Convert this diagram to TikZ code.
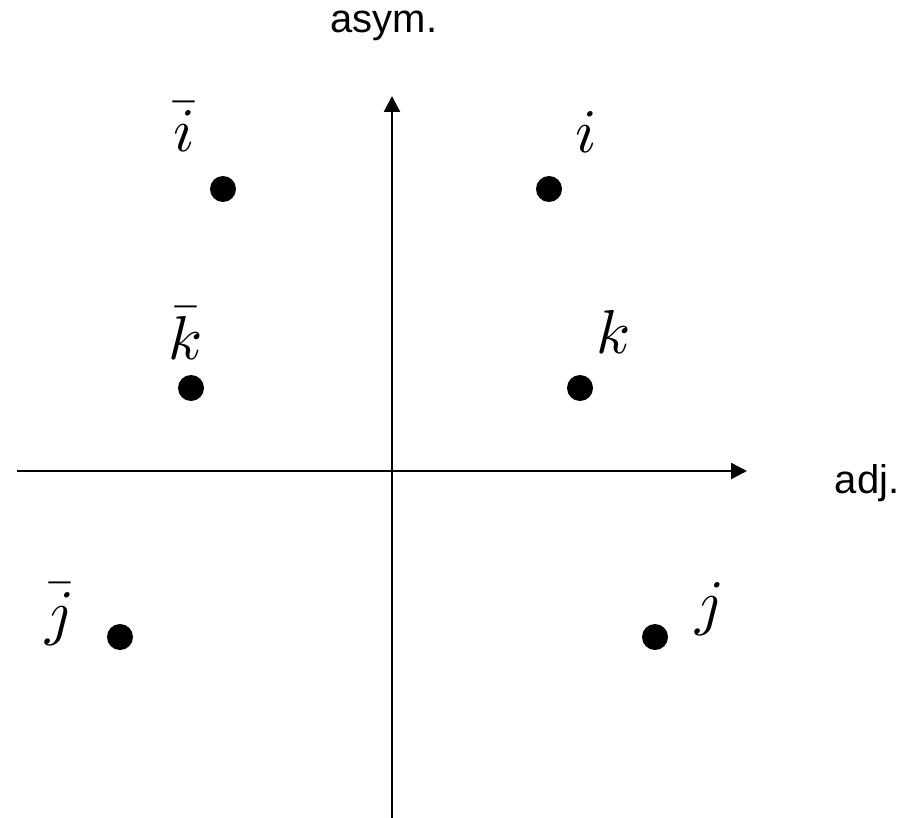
\documentclass[tikz,border=0pt]{standalone}
\usepackage{fontspec}
\newfontfamily\arialf{Liberation Sans}
\usetikzlibrary{arrows.meta}
\newcommand\mybigmath[1]{\scalebox{6.2}{$#1$}}
\tikzset{
  axis/.style={line width=2.5pt, -{Triangle[length=16pt,width=16pt]}},
  pt/.style={circle, fill=black, minimum size=26pt, inner sep=0pt},
  lab/.style={anchor=base, inner sep=0pt},
  axlab/.style={anchor=base, inner sep=0pt, font=\arialf\fontsize{40}{48}\selectfont}
}
\begin{document}
\begin{tikzpicture}[x=1pt,y=-1pt]
\useasboundingbox (0,0) rectangle (912,818);
\coordinate (xs) at (17,471);
\coordinate (xe) at (747,471);
\coordinate (ys) at (392,818);
\coordinate (ye) at (392,96);
\draw[axis] (xs) -- (xe);
\draw[axis] (ys) -- (ye);
\node[axlab] (asym) at (384,33) {asym.};
\node[axlab] (adj) at (867,493) {adj.};
\node[pt] (pi) at (549,189) {};
\node[pt] (pib) at (223,189) {};
\node[pt] (pk) at (580,388) {};
\node[pt] (pkb) at (191,388) {};
\node[pt] (pj) at (655,637) {};
\node[pt] (pjb) at (120,637) {};
\node[lab] (li) at (586,153) {\mybigmath{i}};
\node[lab] (lib) at (184,152) {\mybigmath{\bar{i}}};
\node[lab] (lk) at (614,353) {\mybigmath{k}};
\node[lab] (lkb) at (186,359) {\mybigmath{\bar{k}}};
\node[lab] (lj) at (710,623) {\mybigmath{j}};
\node[lab] (ljb) at (60,633) {\mybigmath{\bar{j}}};
\end{tikzpicture}
\end{document}
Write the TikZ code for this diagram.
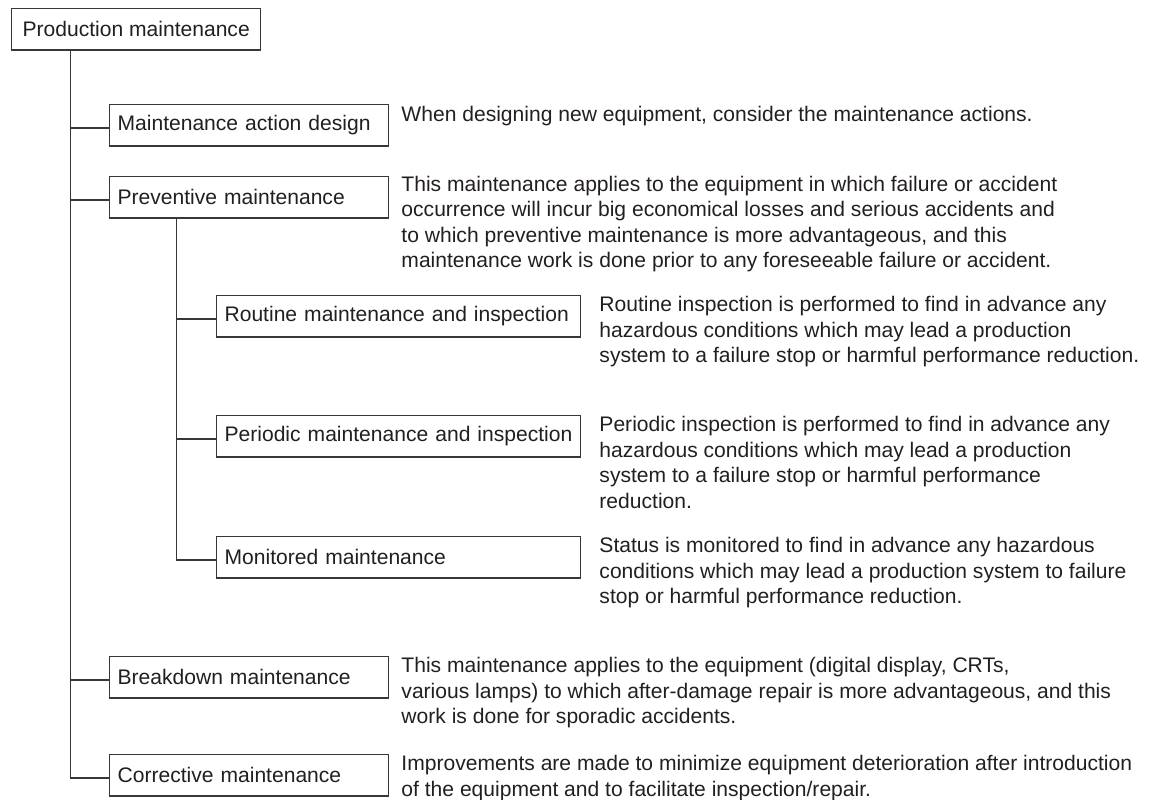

§ **Given task**: For the listing above, identify each line bearing "this".

§ **Completed task**:
Convert this diagram to TikZ code.
Write the TikZ code for this diagram.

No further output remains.